Irenaeus dari Lyons (sekitar 130-202 M)
Irenaeus dikenal sebagai pembela iman Kristen ortodoks yang menolak ajaran Gnostik yang menyimpang, terutama melalui karyanya *Melawan Ajaran Sesat* (*Adversus Haereses*). Dalam eskatologi, Irenaeus menegaskan pentingnya kebangkitan tubuh dan penggenapan janji keselamatan secara historis dan konkret. Ia menolak pandangan Gnostik yang meremehkan dunia materi dan tubuh, serta menegaskan bahwa keselamatan meliputi pemulihan seluruh manusia-jiwa dan tubuh-pada akhir zaman.

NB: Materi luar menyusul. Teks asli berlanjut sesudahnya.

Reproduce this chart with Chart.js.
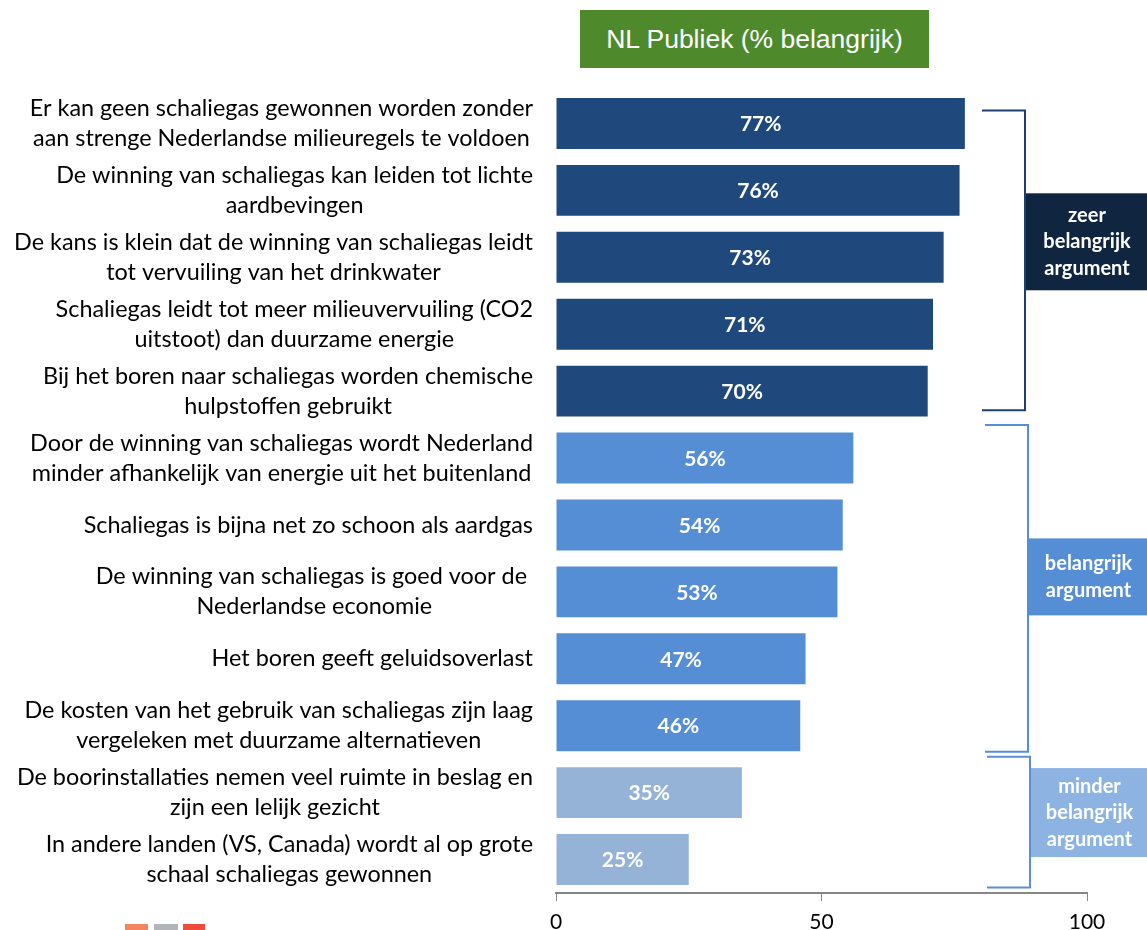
<!DOCTYPE html>
<html>
<head>
<meta charset="utf-8">
<script src="https://cdn.jsdelivr.net/npm/chart.js@4.4.1/dist/chart.umd.min.js"></script>
<style>
  body { margin: 0; background: #fff; }
  #wrap { position: relative; width: 1147px; height: 930px; }
  #title {
    position: absolute; left: 580px; top: 10px; width: 349px; height: 58px;
    background: #4e8a2c; color: #fff; font: 26.5px "Liberation Sans", Arial, sans-serif;
    display: flex; align-items: center; justify-content: center;
  }
</style>
</head>
<body>
<div id="wrap">
  <canvas id="myChart" width="1147" height="930"></canvas>
  <div id="title">NL Publiek (% belangrijk)</div>
</div>
<script>
// categories (each entry = lines of the label)
const arguments_ = [
  ["Er kan geen schaliegas gewonnen worden zonder", "aan strenge Nederlandse milieuregels te voldoen"],
  ["De winning van schaliegas kan leiden tot lichte", "aardbevingen"],
  ["De kans is klein dat de winning van schaliegas leidt", "tot vervuiling van het drinkwater"],
  ["Schaliegas leidt tot meer milieuvervuiling (CO2", "uitstoot) dan duurzame energie"],
  ["Bij het boren naar schaliegas worden chemische", "hulpstoffen gebruikt"],
  ["Door de winning van schaliegas wordt Nederland", "minder afhankelijk van energie uit het buitenland"],
  ["Schaliegas is bijna net zo schoon als aardgas"],
  ["De winning van schaliegas is goed voor de ", "Nederlandse economie"],
  ["Het boren geeft geluidsoverlast"],
  ["De kosten van het gebruik van schaliegas zijn laag", "vergeleken met duurzame alternatieven"],
  ["De boorinstallaties nemen veel ruimte in beslag en", "zijn een lelijk gezicht"],
  ["In andere landen (VS, Canada) wordt al op grote", "schaal schaliegas gewonnen"]
];
const belangrijk = [77, 76, 73, 71, 70, 56, 54, 53, 47, 46, 35, 25];
const xTicks = [0, 50, 100];

// groups on the right: first index, last index, label lines
const groupFirst = [0, 5, 10];
const groupLast = [4, 9, 11];
const groupLabels = [
  ["zeer", "belangrijk", "argument"],
  ["belangrijk", "argument"],
  ["minder", "belangrijk", "argument"]
];

const barColors = belangrijk.map((v, i) => i < 5 ? "#1f497d" : i < 10 ? "#558ed5" : "#95b3d7");

const FONT = "Lato, Calibri, sans-serif";

// left labels, centred lines in a right-aligned block
const labelPlugin = {
  id: "leftLabels",
  afterDraw(chart) {
    const ctx = chart.ctx;
    const y = chart.scales.y;
    ctx.save();
    ctx.font = "23.4px " + FONT;
    ctx.fillStyle = "#000";
    ctx.textAlign = "center";
    ctx.textBaseline = "middle";
    arguments_.forEach((lines, i) => {
      const yc = y.getPixelForValue(i);
      const w = Math.max(...lines.map((l) => ctx.measureText(l).width));
      const xc = chart.chartArea.left - 23 - w / 2;
      lines.forEach((l, j) => {
        ctx.fillText(l, xc, yc + (j - (lines.length - 1) / 2) * 30);
      });
    });
    ctx.restore();
  }
};

// white % labels inside the bars
const valuePlugin = {
  id: "values",
  afterDatasetsDraw(chart) {
    const ctx = chart.ctx;
    const meta = chart.getDatasetMeta(0);
    ctx.save();
    ctx.font = "bold 21px " + FONT;
    ctx.fillStyle = "#fff";
    ctx.textAlign = "center";
    ctx.textBaseline = "middle";
    meta.data.forEach((bar, i) => {
      ctx.fillText(belangrijk[i] + "%", (bar.base + bar.x) / 2, bar.y + 1);
    });
    ctx.restore();
  }
};

// brackets and group boxes
const groupPlugin = {
  id: "groups",
  afterDraw(chart) {
    const ctx = chart.ctx;
    const y = chart.scales.y;
    const lineCol = ["#1f3f6e", "#558ed5", "#5b8fd0"];
    const boxCol = ["#10253f", "#558ed5", "#8db3e2"];
    const topOff = [-13, -33, -36];
    const botOff = [19, 26, 28];
    const bx = [1025, 1028, 1030];
    const boxTop = [-67, -50, -54];
    const boxH = [97, 77, 89];
    ctx.save();
    groupFirst.forEach((f, g) => {
      const t = y.getPixelForValue(f) + topOff[g];
      const b = y.getPixelForValue(groupLast[g]) + botOff[g];
      ctx.strokeStyle = lineCol[g];
      ctx.lineWidth = 2;
      ctx.beginPath();
      ctx.moveTo(bx[g] - 43, t);
      ctx.lineTo(bx[g], t);
      ctx.lineTo(bx[g], b);
      ctx.lineTo(bx[g] - 43, b);
      ctx.stroke();
      const mid = (t + b) / 2;
      const top = mid + boxTop[g];
      ctx.fillStyle = boxCol[g];
      ctx.fillRect(bx[g] + 1, top, 1147 - bx[g], boxH[g]);
      ctx.fillStyle = "#fff";
      ctx.font = "bold 20px " + FONT;
      ctx.textAlign = "center";
      ctx.textBaseline = "middle";
      const lines = groupLabels[g];
      lines.forEach((l, j) => {
        ctx.fillText(l, (bx[g] + 1147) / 2 + 1, top + boxH[g] / 2 + (j - (lines.length - 1) / 2) * 26.5);
      });
    });
    // small logo at the bottom left
    ctx.fillStyle = "#f4845f"; ctx.fillRect(125, 924, 23, 6);
    ctx.fillStyle = "#b1b5b9"; ctx.fillRect(154, 924, 24, 6);
    ctx.fillStyle = "#ee4b3a"; ctx.fillRect(183, 924, 22, 6);
    ctx.restore();
  }
};

const ctx = document.getElementById("myChart");
const myChart = new Chart(ctx, {
  type: "bar",
  data: {
    labels: arguments_.map((l) => l.join(" ")),
    datasets: [
      {
        data: belangrijk,
        backgroundColor: barColors,
        borderWidth: 0,
        barPercentage: 0.76,
        categoryPercentage: 1
      }
    ]
  },
  options: {
    indexAxis: "y",
    responsive: false,
    animation: false,
    layout: { padding: { top: 90, right: 60, left: 0, bottom: 0 } },
    plugins: { legend: { display: false }, tooltip: { enabled: false } },
    scales: {
      x: {
        min: 0,
        max: 100,
        afterBuildTicks: (scale) => {
          scale.ticks = xTicks.map((v) => ({ value: v }));
        },
        afterFit: (scale) => { scale.height = 37; },
        grid: { drawOnChartArea: false, drawTicks: true, tickLength: 8, color: "#868686" },
        border: { display: true, color: "#868686", width: 2 },
        ticks: { color: "#000", font: { family: FONT, size: 21 }, padding: 9, maxRotation: 0 }
      },
      y: {
        afterFit: (scale) => { scale.width = 556; },
        grid: { display: false },
        border: { display: false },
        ticks: { display: false }
      }
    }
  },
  plugins: [labelPlugin, valuePlugin, groupPlugin]
});
</script>
</body>
</html>
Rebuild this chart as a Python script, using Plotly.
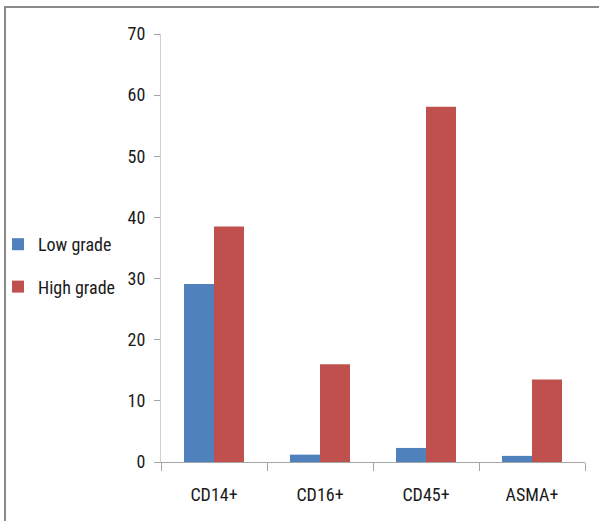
import plotly.graph_objects as go

categories = ["CD14+", "CD16+", "CD45+", "ASMA+"]
low_grade = [29.1, 1.2, 2.3, 1.0]
high_grade = [38.5, 16.0, 58.1, 13.5]
y_ticks = [0, 10, 20, 30, 40, 50, 60, 70]

FONT = "Liberation Sans Narrow, Arial Narrow, Roboto Condensed, Liberation Sans, sans-serif"

W, H = 599, 521
ML, MR, MT, MB = 161, 14, 34, 59
PW, PH = W - ML - MR, H - MT - MB

def px_x(x):
    return (x - ML) / PW

def px_y(y):
    return (H - MB - y) / PH

fig = go.Figure()
fig.add_trace(go.Bar(name="Low grade", x=categories, y=low_grade,
                     marker=dict(color="#4F81BD", line=dict(width=0)), legendgroup="a"))
fig.add_trace(go.Bar(name="High grade", x=categories, y=high_grade,
                     marker=dict(color="#C0504D", line=dict(width=0)), legendgroup="b"))

fig.update_layout(
    width=W, height=H,
    margin=dict(l=ML, r=MR, t=MT, b=MB, autoexpand=False),
    paper_bgcolor="white", plot_bgcolor="white",
    font=dict(family=FONT, size=18, color="#1a1a1a"),
    barmode="group", bargap=0.434, bargroupgap=0,
    showlegend=True,
    legend=dict(x=px_x(-2), xanchor="left", y=px_y(226), yanchor="top",
                bgcolor="rgba(0,0,0,0)", font=dict(family=FONT, size=18, color="#1a1a1a"),
                tracegroupgap=16, traceorder="grouped"),
    xaxis=dict(showline=True, linecolor="#a6a6a6", linewidth=1,
               ticks="outside", tickson="boundaries", ticklen=8, tickcolor="#a6a6a6",
               showgrid=False, ticklabelstandoff=16,
               tickfont=dict(family=FONT, size=18, color="#1a1a1a")),
    yaxis=dict(range=[0, 70], tickvals=y_ticks, showline=True, linecolor="#d0d0d0",
               linewidth=1, ticks="outside", ticklen=6, tickcolor="#a6a6a6",
               showgrid=False, zeroline=False, ticklabelstandoff=5,
               tickfont=dict(family=FONT, size=18, color="#1a1a1a")),
    shapes=[
        dict(type="line", xref="paper", yref="paper",
             x0=px_x(5), x1=px_x(5), y0=px_y(H + 2), y1=px_y(7),
             line=dict(color="#8a8a8a", width=2)),
        dict(type="line", xref="paper", yref="paper",
             x0=px_x(4), x1=px_x(W + 2), y0=px_y(7), y1=px_y(7),
             line=dict(color="#8a8a8a", width=2)),
    ],
)

fig.write_html("out.html")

Irenaeus juga menekankan kedatangan Kristus kedua kali sebagai penggenapan rencana Allah untuk mengalahkan kejahatan dan mendirikan Kerajaan Allah yang kekal.
Tertullian (sekitar 155-220 M)
Tertullian adalah bapak teologi Latin yang sangat berpengaruh dalam pembentukan terminologi Kristen, termasuk istilah "Trinitas". Ia menulis banyak karya apologetik dan dogmatik yang membela iman Kristen dari ajaran sesat, terutama Gnostisisme dan Marcionisme. Dalam eskatologi, Tertullian menekankan kedatangan Kristus yang kedua kali, kebangkitan tubuh, dan penghakiman terakhir. Ia juga dikenal sebagai pendukung Montanisme, sebuah gerakan karismatik yang menekankan pengalaman Roh Kudus dan kedatangan segera Kerajaan Allah. Meskipun demikian, sikapnya yang keras dan konservatif membuatnya kemudian dianggap kontroversial dan bahkan terpisah dari gereja resmi. Tertullian melihat eskatologi sebagai dorongan untuk hidup kudus dan berjaga-jaga dalam menghadapi penghakiman Allah.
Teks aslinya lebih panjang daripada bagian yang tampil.